* [AIM OF THE TASK]: Transcribe the material word for word, but without the images.

● ● ●

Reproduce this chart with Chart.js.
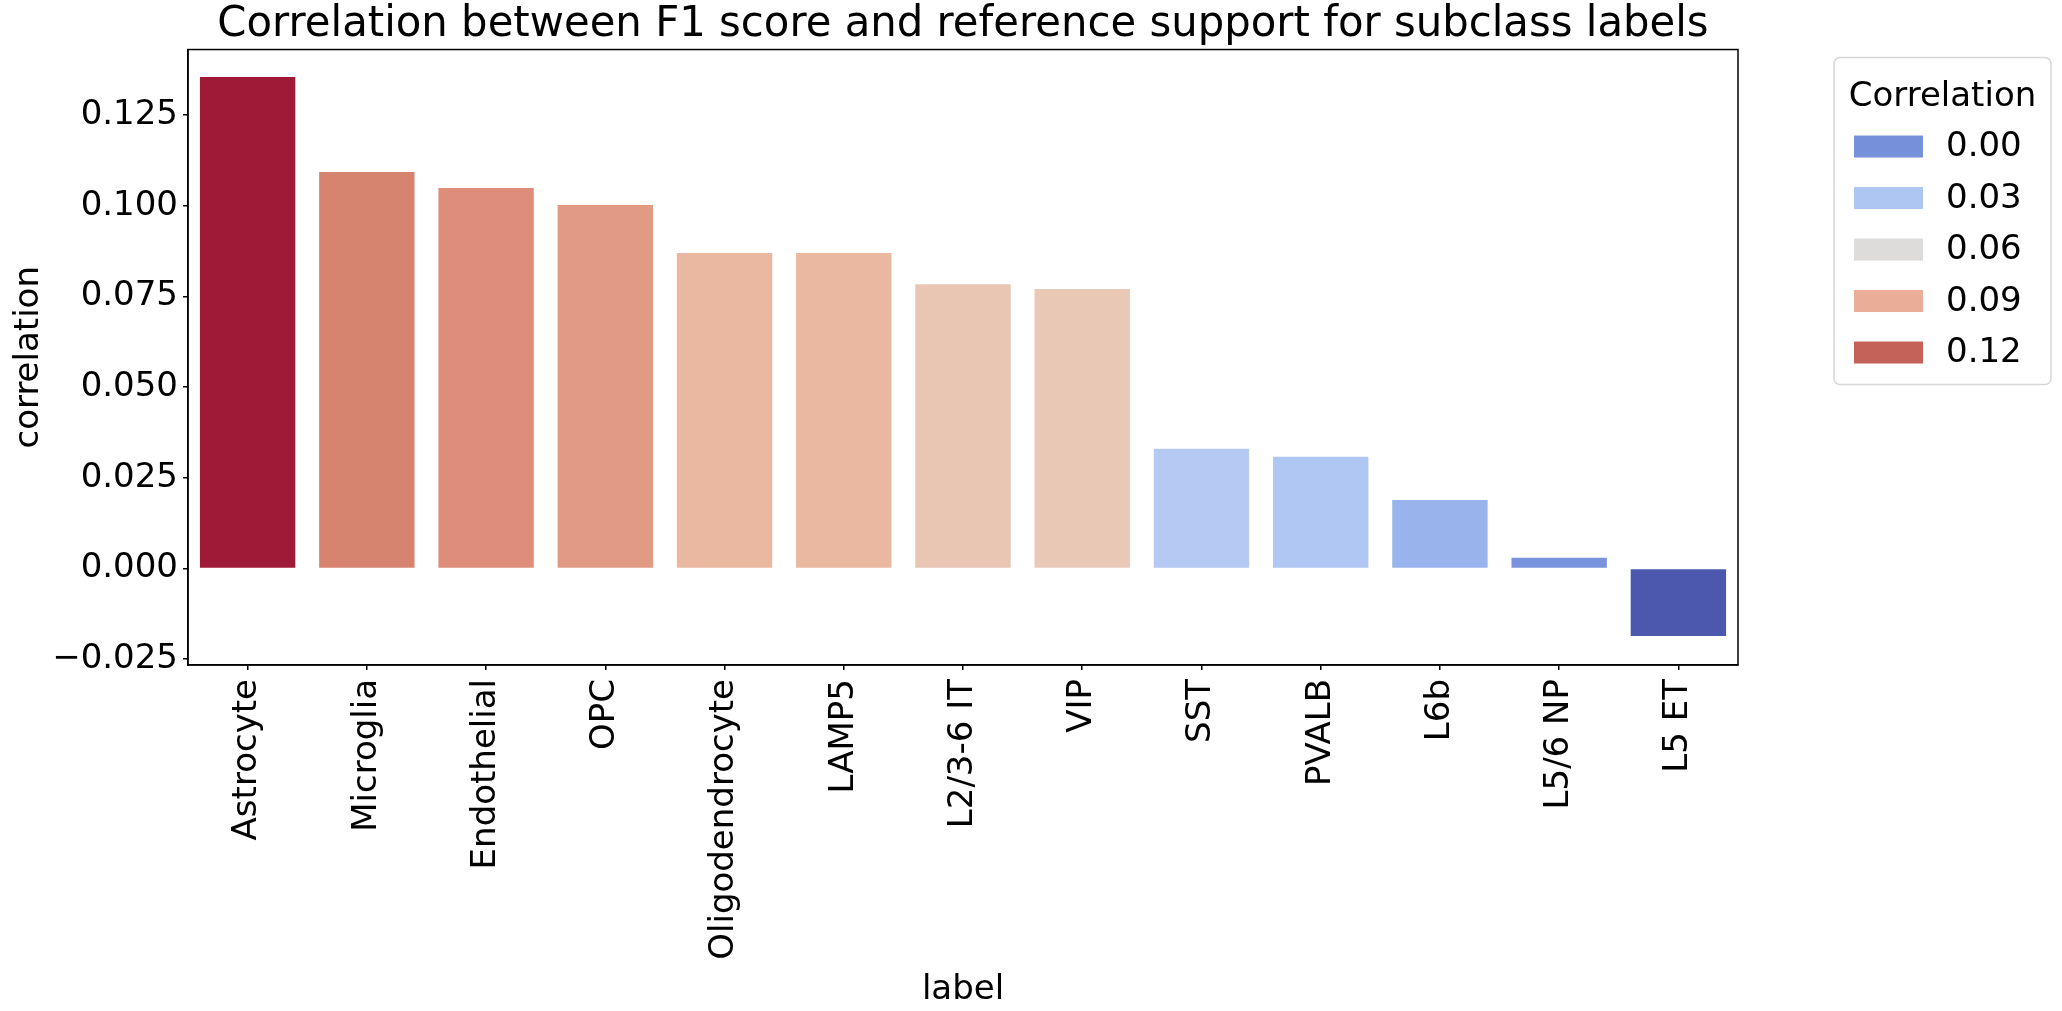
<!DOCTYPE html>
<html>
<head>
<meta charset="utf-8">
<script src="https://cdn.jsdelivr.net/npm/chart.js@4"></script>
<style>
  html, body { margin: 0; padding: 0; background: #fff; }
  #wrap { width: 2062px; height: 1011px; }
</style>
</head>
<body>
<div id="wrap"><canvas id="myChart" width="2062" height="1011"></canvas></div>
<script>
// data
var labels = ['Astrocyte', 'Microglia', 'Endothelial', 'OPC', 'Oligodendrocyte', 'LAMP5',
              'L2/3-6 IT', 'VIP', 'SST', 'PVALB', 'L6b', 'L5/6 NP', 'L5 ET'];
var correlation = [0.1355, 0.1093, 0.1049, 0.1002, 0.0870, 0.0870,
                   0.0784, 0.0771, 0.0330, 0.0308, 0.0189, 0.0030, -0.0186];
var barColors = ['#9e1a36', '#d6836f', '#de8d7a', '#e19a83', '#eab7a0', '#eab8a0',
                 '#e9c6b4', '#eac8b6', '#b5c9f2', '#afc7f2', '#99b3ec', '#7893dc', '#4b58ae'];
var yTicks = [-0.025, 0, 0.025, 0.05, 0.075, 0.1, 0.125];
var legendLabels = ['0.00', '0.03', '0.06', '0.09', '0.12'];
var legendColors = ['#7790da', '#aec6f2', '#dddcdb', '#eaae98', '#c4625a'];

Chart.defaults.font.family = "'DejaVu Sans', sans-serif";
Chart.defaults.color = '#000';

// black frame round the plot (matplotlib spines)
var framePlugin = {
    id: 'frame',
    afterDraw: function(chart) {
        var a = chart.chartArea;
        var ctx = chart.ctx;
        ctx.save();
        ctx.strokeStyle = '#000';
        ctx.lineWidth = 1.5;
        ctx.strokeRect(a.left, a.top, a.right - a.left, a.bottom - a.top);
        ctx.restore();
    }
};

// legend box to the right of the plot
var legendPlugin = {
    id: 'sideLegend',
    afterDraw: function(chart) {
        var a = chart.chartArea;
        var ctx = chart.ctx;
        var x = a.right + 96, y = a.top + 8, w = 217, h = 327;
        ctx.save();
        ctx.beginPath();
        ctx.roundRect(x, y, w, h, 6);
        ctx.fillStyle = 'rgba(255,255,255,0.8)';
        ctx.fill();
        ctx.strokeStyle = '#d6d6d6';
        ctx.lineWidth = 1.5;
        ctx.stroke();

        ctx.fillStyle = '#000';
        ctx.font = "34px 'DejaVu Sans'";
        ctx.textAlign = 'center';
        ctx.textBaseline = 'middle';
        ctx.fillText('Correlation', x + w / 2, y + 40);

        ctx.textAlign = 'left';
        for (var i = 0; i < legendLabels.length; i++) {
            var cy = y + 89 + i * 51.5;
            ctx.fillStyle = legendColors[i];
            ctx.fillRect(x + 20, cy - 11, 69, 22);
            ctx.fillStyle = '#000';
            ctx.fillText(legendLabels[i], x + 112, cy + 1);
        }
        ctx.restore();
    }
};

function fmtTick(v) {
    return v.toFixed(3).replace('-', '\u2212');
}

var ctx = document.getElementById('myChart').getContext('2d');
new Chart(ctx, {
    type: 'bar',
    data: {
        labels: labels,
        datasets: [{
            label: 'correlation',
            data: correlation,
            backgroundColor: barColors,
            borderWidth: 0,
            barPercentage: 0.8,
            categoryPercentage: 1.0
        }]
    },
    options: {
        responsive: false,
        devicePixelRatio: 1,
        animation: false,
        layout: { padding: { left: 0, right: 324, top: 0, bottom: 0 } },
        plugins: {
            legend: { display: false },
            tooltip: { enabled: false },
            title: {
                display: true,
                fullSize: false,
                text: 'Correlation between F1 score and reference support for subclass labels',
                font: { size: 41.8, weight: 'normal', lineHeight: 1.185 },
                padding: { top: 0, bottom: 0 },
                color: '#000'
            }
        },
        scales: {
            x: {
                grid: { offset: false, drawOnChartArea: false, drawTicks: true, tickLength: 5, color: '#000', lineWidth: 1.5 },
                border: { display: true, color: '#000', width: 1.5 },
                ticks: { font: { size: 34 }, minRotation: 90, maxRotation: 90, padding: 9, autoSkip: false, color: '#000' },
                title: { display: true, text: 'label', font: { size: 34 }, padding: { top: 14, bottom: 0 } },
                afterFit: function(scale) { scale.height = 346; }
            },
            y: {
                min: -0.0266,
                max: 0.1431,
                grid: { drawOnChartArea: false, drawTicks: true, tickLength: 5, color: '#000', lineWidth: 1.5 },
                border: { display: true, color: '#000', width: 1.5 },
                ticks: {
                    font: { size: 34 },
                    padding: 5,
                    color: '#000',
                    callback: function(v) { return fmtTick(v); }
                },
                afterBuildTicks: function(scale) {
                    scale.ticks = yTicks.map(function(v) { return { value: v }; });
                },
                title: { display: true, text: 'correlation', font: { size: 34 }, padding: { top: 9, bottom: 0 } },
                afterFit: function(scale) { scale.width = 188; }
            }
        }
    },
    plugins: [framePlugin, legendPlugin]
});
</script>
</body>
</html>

● ● ●

* [SOLUTION]:
Reproduce this chart with Chart.js.
<!DOCTYPE html>
<html>
<head>
<meta charset="utf-8">
<script src="https://cdn.jsdelivr.net/npm/chart.js@4"></script>
<style>
  html, body { margin: 0; padding: 0; background: #fff; }
  #wrap { width: 2062px; height: 1011px; }
</style>
</head>
<body>
<div id="wrap"><canvas id="myChart" width="2062" height="1011"></canvas></div>
<script>
// data
var labels = ['Astrocyte', 'Microglia', 'Endothelial', 'OPC', 'Oligodendrocyte', 'LAMP5',
              'L2/3-6 IT', 'VIP', 'SST', 'PVALB', 'L6b', 'L5/6 NP', 'L5 ET'];
var correlation = [0.1355, 0.1093, 0.1049, 0.1002, 0.0870, 0.0870,
                   0.0784, 0.0771, 0.0330, 0.0308, 0.0189, 0.0030, -0.0186];
var barColors = ['#9e1a36', '#d6836f', '#de8d7a', '#e19a83', '#eab7a0', '#eab8a0',
                 '#e9c6b4', '#eac8b6', '#b5c9f2', '#afc7f2', '#99b3ec', '#7893dc', '#4b58ae'];
var yTicks = [-0.025, 0, 0.025, 0.05, 0.075, 0.1, 0.125];
var legendLabels = ['0.00', '0.03', '0.06', '0.09', '0.12'];
var legendColors = ['#7790da', '#aec6f2', '#dddcdb', '#eaae98', '#c4625a'];

Chart.defaults.font.family = "'DejaVu Sans', sans-serif";
Chart.defaults.color = '#000';

// black frame round the plot (matplotlib spines)
var framePlugin = {
    id: 'frame',
    afterDraw: function(chart) {
        var a = chart.chartArea;
        var ctx = chart.ctx;
        ctx.save();
        ctx.strokeStyle = '#000';
        ctx.lineWidth = 1.5;
        ctx.strokeRect(a.left, a.top, a.right - a.left, a.bottom - a.top);
        ctx.restore();
    }
};

// legend box to the right of the plot
var legendPlugin = {
    id: 'sideLegend',
    afterDraw: function(chart) {
        var a = chart.chartArea;
        var ctx = chart.ctx;
        var x = a.right + 96, y = a.top + 8, w = 217, h = 327;
        ctx.save();
        ctx.beginPath();
        ctx.roundRect(x, y, w, h, 6);
        ctx.fillStyle = 'rgba(255,255,255,0.8)';
        ctx.fill();
        ctx.strokeStyle = '#d6d6d6';
        ctx.lineWidth = 1.5;
        ctx.stroke();

        ctx.fillStyle = '#000';
        ctx.font = "34px 'DejaVu Sans'";
        ctx.textAlign = 'center';
        ctx.textBaseline = 'middle';
        ctx.fillText('Correlation', x + w / 2, y + 40);

        ctx.textAlign = 'left';
        for (var i = 0; i < legendLabels.length; i++) {
            var cy = y + 89 + i * 51.5;
            ctx.fillStyle = legendColors[i];
            ctx.fillRect(x + 20, cy - 11, 69, 22);
            ctx.fillStyle = '#000';
            ctx.fillText(legendLabels[i], x + 112, cy + 1);
        }
        ctx.restore();
    }
};

function fmtTick(v) {
    return v.toFixed(3).replace('-', '\u2212');
}

var ctx = document.getElementById('myChart').getContext('2d');
new Chart(ctx, {
    type: 'bar',
    data: {
        labels: labels,
        datasets: [{
            label: 'correlation',
            data: correlation,
            backgroundColor: barColors,
            borderWidth: 0,
            barPercentage: 0.8,
            categoryPercentage: 1.0
        }]
    },
    options: {
        responsive: false,
        devicePixelRatio: 1,
        animation: false,
        layout: { padding: { left: 0, right: 324, top: 0, bottom: 0 } },
        plugins: {
            legend: { display: false },
            tooltip: { enabled: false },
            title: {
                display: true,
                fullSize: false,
                text: 'Correlation between F1 score and reference support for subclass labels',
                font: { size: 41.8, weight: 'normal', lineHeight: 1.185 },
                padding: { top: 0, bottom: 0 },
                color: '#000'
            }
        },
        scales: {
            x: {
                grid: { offset: false, drawOnChartArea: false, drawTicks: true, tickLength: 5, color: '#000', lineWidth: 1.5 },
                border: { display: true, color: '#000', width: 1.5 },
                ticks: { font: { size: 34 }, minRotation: 90, maxRotation: 90, padding: 9, autoSkip: false, color: '#000' },
                title: { display: true, text: 'label', font: { size: 34 }, padding: { top: 14, bottom: 0 } },
                afterFit: function(scale) { scale.height = 346; }
            },
            y: {
                min: -0.0266,
                max: 0.1431,
                grid: { drawOnChartArea: false, drawTicks: true, tickLength: 5, color: '#000', lineWidth: 1.5 },
                border: { display: true, color: '#000', width: 1.5 },
                ticks: {
                    font: { size: 34 },
                    padding: 5,
                    color: '#000',
                    callback: function(v) { return fmtTick(v); }
                },
                afterBuildTicks: function(scale) {
                    scale.ticks = yTicks.map(function(v) { return { value: v }; });
                },
                title: { display: true, text: 'correlation', font: { size: 34 }, padding: { top: 9, bottom: 0 } },
                afterFit: function(scale) { scale.width = 188; }
            }
        }
    },
    plugins: [framePlugin, legendPlugin]
});
</script>
</body>
</html>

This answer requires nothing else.